Ces initiatives ont parfois permis de valoriser des machines traditionnelles qui tombaient en ruines, ou même de relancer des races de moutons à petits effectifs, et naissent souvent du partenariat entre éleveurs, associations ou Parcs Naturels Régionaux… Sans ces initiatives, les toisons partent le plus souvent en Asie à très bas prix, afin d’être transformées en literie, car elles sont considérées comme un sous-produit encombrant. Y compris par la plupart des éleveurs qui préfèreraient avoir des moutons sans laine et sans entretien. Du gâchis – à la lumière des préoccupations locales et équitables qui animent de plus en plus de consommateurs!

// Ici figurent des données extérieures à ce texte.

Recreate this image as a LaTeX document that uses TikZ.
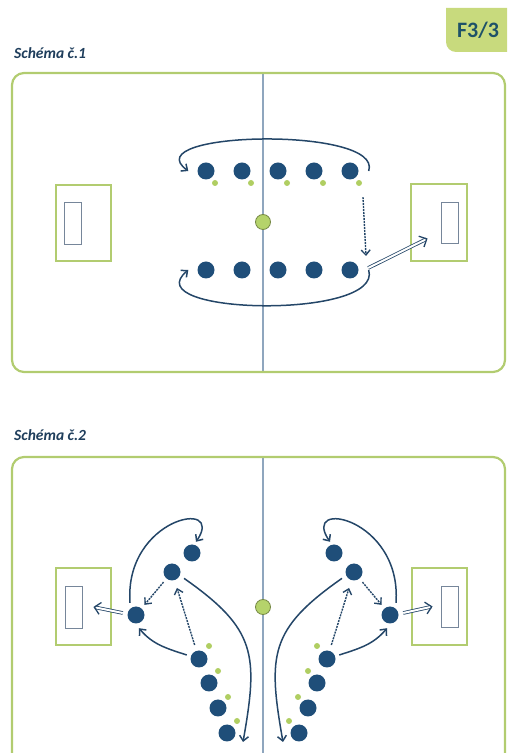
\documentclass[tikz,border=0pt]{standalone}
\usepackage{fontspec}
\setmainfont{Carlito}
\usetikzlibrary{arrows.meta, positioning}
\definecolor{pitchgreen}{RGB}{178, 204, 112}
\definecolor{conegreen}{RGB}{176, 206, 98}
\definecolor{spotgreen}{RGB}{181, 211, 107}
\definecolor{playerblue}{RGB}{31, 78, 121}
\definecolor{runblue}{RGB}{36, 70, 104}
\definecolor{midgray}{RGB}{143, 166, 190}
\definecolor{netgray}{RGB}{118, 134, 154}
\definecolor{titleblue}{RGB}{31, 62, 92}
\definecolor{badgegreen}{RGB}{200, 218, 125}
\definecolor{badgetext}{RGB}{30, 82, 104}

\begin{document}
\begin{tikzpicture}[x=1pt, y=1pt,
  player/.style={circle, fill=playerblue, inner sep=0pt, minimum size=17pt},
  cone/.style={circle, fill=conegreen, inner sep=0pt, minimum size=6pt},
  spot/.style={circle, draw=spotgreen!65!black, fill=spotgreen, line width=0.8pt, inner sep=0pt, minimum size=15pt},
  goalbox/.style={draw=pitchgreen, line width=2.4pt, inner sep=0pt},
  netbox/.style={draw=netgray, line width=0.9pt, fill=white, inner sep=0pt, minimum width=17pt},
  run/.style={runblue, line width=1.5pt, -{Straight Barb[length=5pt, width=9pt]}},
  pass/.style={runblue, line width=1.4pt, dash pattern=on 2pt off 1pt, -{Straight Barb[length=5pt, width=9pt]}},
  shot/.style={runblue, double, double distance=2pt, line width=0.8pt, -{Straight Barb[length=6pt, width=12pt, line width=1.3pt]}},
  title/.style={font=\fontsize{15.5}{18}\selectfont\bfseries\itshape, text=titleblue, anchor=west, inner sep=0pt}]
  \useasboundingbox (0,0) rectangle (507,753);
  \clip (0,0) rectangle (507,753);

  % Header
  \fill[badgegreen] (446,745) -- (512,745) -- (512,701) -- (456,701) arc[start angle=270, end angle=180, radius=10pt] -- cycle;
  \node[font=\fontsize{22}{24}\selectfont\bfseries, text=badgetext] (tag) at (478,723) {F3/3};
  \node[title] (title1) at (14,700) {Schéma č.1};
  \node[title] (title2) at (14,318) {Schéma č.2};

  % Pitch 1
  \draw[midgray, line width=1.2pt] (263,680) -- (263,381);
  \draw[pitchgreen, line width=2.2pt, rounded corners=12pt] (12,381) rectangle (505,680);
  \node[goalbox, minimum width=55pt, minimum height=76pt] (goalA) at (83.5,530) {};
  \node[netbox, minimum height=42pt] (netA) at (72.5,530) {};
  \node[goalbox, minimum width=56pt, minimum height=77pt] (goalB) at (439,530.5) {};
  \node[netbox, minimum height=41pt] (netB) at (449.5,530.5) {};
  \node[spot] (mid1) at (263,531) {};

  \node[player] (a1) at (206,582) {};
  \node[player] (a2) at (242,582) {};
  \node[player] (a3) at (278,582) {};
  \node[player] (a4) at (314,582) {};
  \node[player] (a5) at (350,582) {};
  \node[cone] (d1) at (215,570) {};
  \node[cone] (d2) at (251,570) {};
  \node[cone] (d3) at (287,570) {};
  \node[cone] (d4) at (323,570) {};
  \node[cone] (d5) at (359,570) {};
  \node[player] (b1) at (206,483) {};
  \node[player] (b2) at (242,483) {};
  \node[player] (b3) at (278,483) {};
  \node[player] (b4) at (314,483) {};
  \node[player] (b5) at (350,483) {};

  \draw[run] ([xshift=10]a5.east) .. controls +(15,45) and +(-55,40) .. ([xshift=-9]a1.west);
  \draw[run] ([xshift=10]b5.east) .. controls +(15,-50) and +(-55,-45) .. ([xshift=-9]b1.west);
  \draw[pass] ([shift={(4,-11)}]d5.south) -- ([shift={(16,14)}]b5.center);
  \draw[shot] ([shift={(9.5,2)}]b5.east) -- ([shift={(-13,-16)}]netB.west);

  % Pitch 2
  \draw[midgray, line width=1.2pt] (263,296) -- (263,-20);
  \draw[pitchgreen, line width=2.2pt, rounded corners=12pt] (12,-20) rectangle (505,296);
  \node[goalbox, minimum width=55pt, minimum height=77pt] (goalC) at (83.5,146.5) {};
  \node[netbox, minimum height=42pt] (netC) at (73.5,146) {};
  \node[goalbox, minimum width=55pt, minimum height=77pt] (goalD) at (439.5,146.5) {};
  \node[netbox, minimum height=41pt] (netD) at (449.5,146.5) {};
  \node[spot] (mid2) at (263,146) {};

  % left group
  \node[player] (l1) at (192,200) {};
  \node[player] (l2) at (172,181) {};
  \node[player] (l3) at (136,138) {};
  \node[player] (p1) at (199,94) {};
  \node[player] (p2) at (209,70) {};
  \node[player] (p3) at (218,45) {};
  \node[player] (p4) at (227,20) {};
  \node[cone] (c1) at (209,107) {};
  \node[cone] (c2) at (218,82) {};
  \node[cone] (c3) at (228,56) {};
  \node[cone] (c4) at (237,32) {};

  \draw[run] ([shift={(-6,3.5)}]l3.north) .. controls +(-6,85) and +(30,44) .. ([shift={(4,2.5)}]l1.north);
  \draw[pass, shorten <=4.5pt, shorten >=4.5pt] (l2) -- (l3);
  \draw[pass, shorten <=6pt, shorten >=8pt] (p1) -- (l2);
  \draw[run] ([shift={(-3.5,4)}]p1.west) to[out=162, in=-50] ([shift={(3,-4.5)}]l3.south);
  \draw[run] ([shift={(4.5,-2)}]l2.-30) to[out=-35, in=80, looseness=1.3] ([shift={(16,-9)}]p4.center);
  \draw[shot] ([shift={(-4.5,2)}]l3.west) -- ([xshift=11]netC.east);

  % right group
  \node[player] (r1) at (334,200) {};
  \node[player] (r2) at (354,181) {};
  \node[player] (r3) at (390,138) {};
  \node[player] (q1) at (327,94) {};
  \node[player] (q2) at (317,70) {};
  \node[player] (q3) at (308,45) {};
  \node[player] (q4) at (299,20) {};
  \node[cone] (e1) at (317,107) {};
  \node[cone] (e2) at (308,82) {};
  \node[cone] (e3) at (298,56) {};
  \node[cone] (e4) at (289,32) {};

  \draw[run] ([shift={(6,3.5)}]r3.north) .. controls +(6,85) and +(-30,44) .. ([shift={(-4,2.5)}]r1.north);
  \draw[pass, shorten <=4.5pt, shorten >=4.5pt] (r2) -- (r3);
  \draw[pass, shorten <=6pt, shorten >=8pt] (q1) -- (r2);
  \draw[run] ([shift={(3.5,4)}]q1.east) to[out=18, in=230] ([shift={(-3,-4.5)}]r3.south);
  \draw[run] ([shift={(-4.5,-2)}]r2.210) to[out=215, in=100, looseness=1.3] ([shift={(-16,-9)}]q4.center);
  \draw[shot] ([shift={(4.5,2)}]r3.east) -- ([xshift=-8]netD.west);
\end{tikzpicture}
\end{document}
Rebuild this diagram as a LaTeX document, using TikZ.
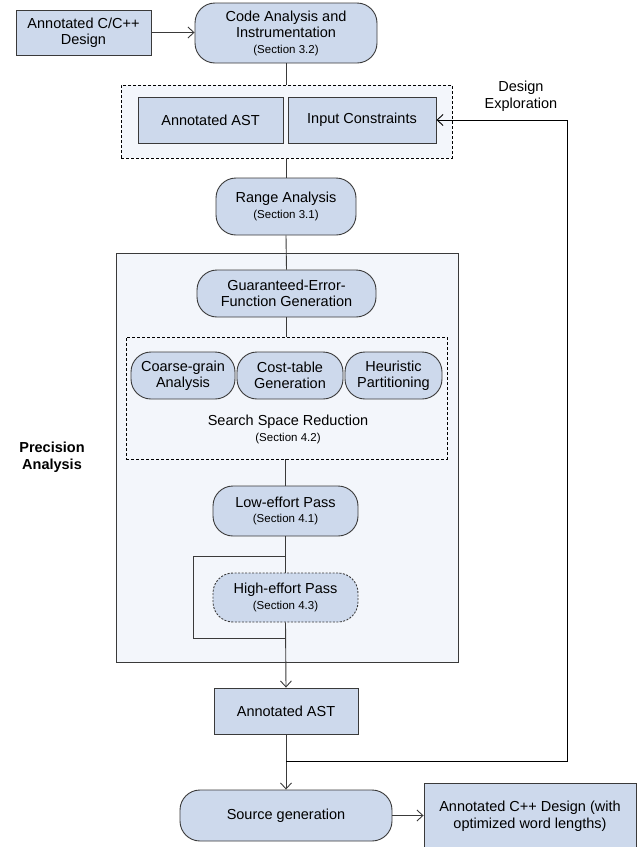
\documentclass[tikz,border=0pt]{standalone}
\usepackage{fontspec}
\setmainfont{Liberation Sans}
\usetikzlibrary{arrows.meta}
\definecolor{nodefill}{HTML}{CDD9EC}
\definecolor{panefill}{HTML}{F3F6FB}
\definecolor{edgegray}{HTML}{3A3A3A}
\tikzset{
  base/.style={draw=edgegray, line width=0.9pt, fill=nodefill, align=center, inner sep=2pt,
    font=\fontsize{14.5}{16.5}\selectfont},
  boxnode/.style={base, rectangle},
  roundnode/.style={base, rounded corners=20pt},
  pane/.style={draw=edgegray, line width=0.9pt, fill=panefill},
  dashpane/.style={draw=black, line width=0.8pt, dash pattern=on 3pt off 2pt, fill=panefill},
  conn/.style={draw=edgegray, line width=0.9pt},
  arr/.style={conn, -{Straight Barb[length=6pt,width=11pt]}},
}
\newcommand{\secline}[1]{\\[-1pt]{\fontsize{11.5}{13}\selectfont #1}}
\begin{document}
\begin{tikzpicture}[x=1pt,y=-1pt]
\useasboundingbox (0,0) rectangle (637,847);
% containers
\node[pane, minimum width=342pt, minimum height=409pt, inner sep=0pt] (prec) at (287,457.5) {};
\node[dashpane, minimum width=331pt, minimum height=73pt, inner sep=0pt] (inbox) at (286.5,121.5) {};
\node[dashpane, minimum width=321pt, minimum height=122pt, inner sep=0pt] (ssr) at (286.5,398) {};

% nodes
\node[boxnode, minimum width=135pt, minimum height=45pt] (cc) at (83.5,32.5) {Annotated C/C++\\Design};
\node[roundnode, minimum width=182pt, minimum height=60pt] (code) at (286,33) {Code Analysis and\\Instrumentation\secline{(Section 3.2)}};
\node[boxnode, minimum width=145pt, minimum height=46pt] (ast1) at (210.5,120) {Annotated AST};
\node[boxnode, minimum width=148pt, minimum height=46pt] (ic) at (362,120) {Input Constraints};
\node[roundnode, minimum width=140pt, minimum height=57pt] (range) at (286,206.5) {Range Analysis\secline{(Section 3.1)}};
\node[roundnode, minimum width=179pt, minimum height=47pt] (gef) at (286.5,293.5) {Guaranteed-Error-\\Function Generation};
\node[roundnode, minimum width=104pt, minimum height=47pt, inner sep=1pt] (coarse) at (183,375.5) {Coarse-grain\\Analysis};
\node[roundnode, minimum width=106pt, minimum height=47pt, inner sep=1pt] (cost) at (290,375.5) {Cost-table\\Generation};
\node[roundnode, minimum width=97pt, minimum height=47pt, inner sep=1pt] (heur) at (393.5,375.5) {Heuristic\\Partitioning};
\node[align=center, font=\fontsize{14.5}{17}\selectfont] (ssrlabel) at (288,429) {Search Space Reduction\secline{(Section 4.2)}};
\node[roundnode, minimum width=145pt, minimum height=50pt] (low) at (285.5,511) {Low-effort Pass\secline{(Section 4.1)}};
\node[roundnode, minimum width=145pt, minimum height=49pt, dash pattern=on 2pt off 1.5pt] (high) at (285.5,597.5) {High-effort Pass\secline{(Section 4.3)}};
\node[boxnode, minimum width=144pt, minimum height=46pt] (ast2) at (286,711) {Annotated AST};
\node[roundnode, minimum width=212pt, minimum height=51pt] (src) at (286,815.5) {Source generation};
\node[boxnode, minimum width=212pt, minimum height=66pt] (out) at (530,816) {Annotated C++ Design (with\\optimized word lengths)};
\node[align=center, font=\bfseries\fontsize{14.5}{16.5}\selectfont] (preclabel) at (52,457) {Precision\\Analysis};
\node[align=center, font=\fontsize{14.5}{16.5}\selectfont] (delabel) at (521,96) {Design\\Exploration};

% connector points
\coordinate (ls) at (286,556);
\coordinate (ll) at (193,556);
\coordinate (lb) at (193,638);
\coordinate (le) at (286,638);
\coordinate (rb) at (286,761);
\coordinate (rr) at (567,761);
\coordinate (rt) at (567,120);

% connectors
\draw[arr] (cc.east) -- (cc.east -| code.west);
\draw[conn] (code.south) -- (code.south |- inbox.north);
\draw[conn] (inbox.south -| range.north) -- (range.north);
\draw[conn] (range.south) -- (gef.north);
\draw[conn] (gef.south) -- (gef.south |- ssr.north);
\draw[conn] (ssr.south -| low.north) -- (low.north);
\draw[conn] (low.south) -- (high.north);
\draw[conn] (ls) -- (ll) -- (lb) -- (le);
\draw[arr] (high.south) -- (ast2.north);
\draw[arr] (ast2.south) -- (src.north);
\draw[conn, draw=black] (rb) -- (rr) -- (rt);
\draw[arr, draw=black] (rt) -- (ic.east);
\draw[arr] (src.east) -- (src.east -| out.west);
\end{tikzpicture}
\end{document}
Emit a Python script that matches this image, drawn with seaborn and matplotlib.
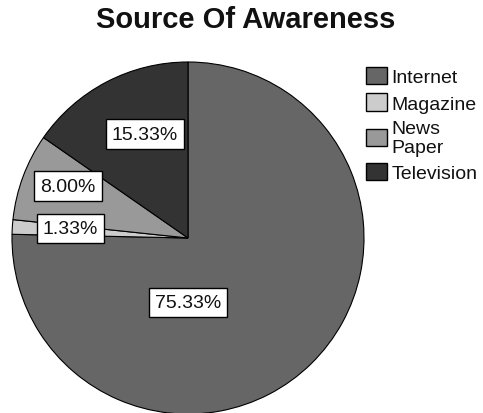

Depuis quelques années, l’intérêt pour la laine locale explose de manière exponentielle! Enfin, c’est ce que les éleveurs espèrent… car l’engouement vient surtout d’eux, des associations et des collectivités. Pour être honnête, on n’est pas encore certain que les consommateurs suivent le rythme. Leur discours de On veut consommer local est irréprochable, mais concrètement, qu’on vende notre laine sur un marché ou dans une boutique, on ne peut pas dire que les stocks soient dévalisés. Le « passage à l’acte » d’achat est encore en cours de réflexion dans leur esprit, ce qui nécessite de la patience de la part de tous les éleveurs qui trépignent d’envie de relancer une filière française. D’autant que la transformation est un parcours du combattant logistique, puisqu’il ne reste qu’une seule laverie agréée en France, et une seule filature faisant du travail à façon, où l’on est sûr de récupérer notre laine à nous. Les délais sont donc longs et les frais de transport élevés.
Il y a visiblement bon espoir que cela s’améliore, puisque les projets de micro-filature fleurissent un peu partout, tout comme les formations pour apprendre à trier la laine, la filer, la tisser et la teindre avec des plantes. Il s’agira ensuite de définir un équilibre économique car toutes ces étapes artisanales ont un coût lié au temps de travail. Et génèrent un prix de vente bien supérieur à un accessoire en acrylique Made in Bangladesh.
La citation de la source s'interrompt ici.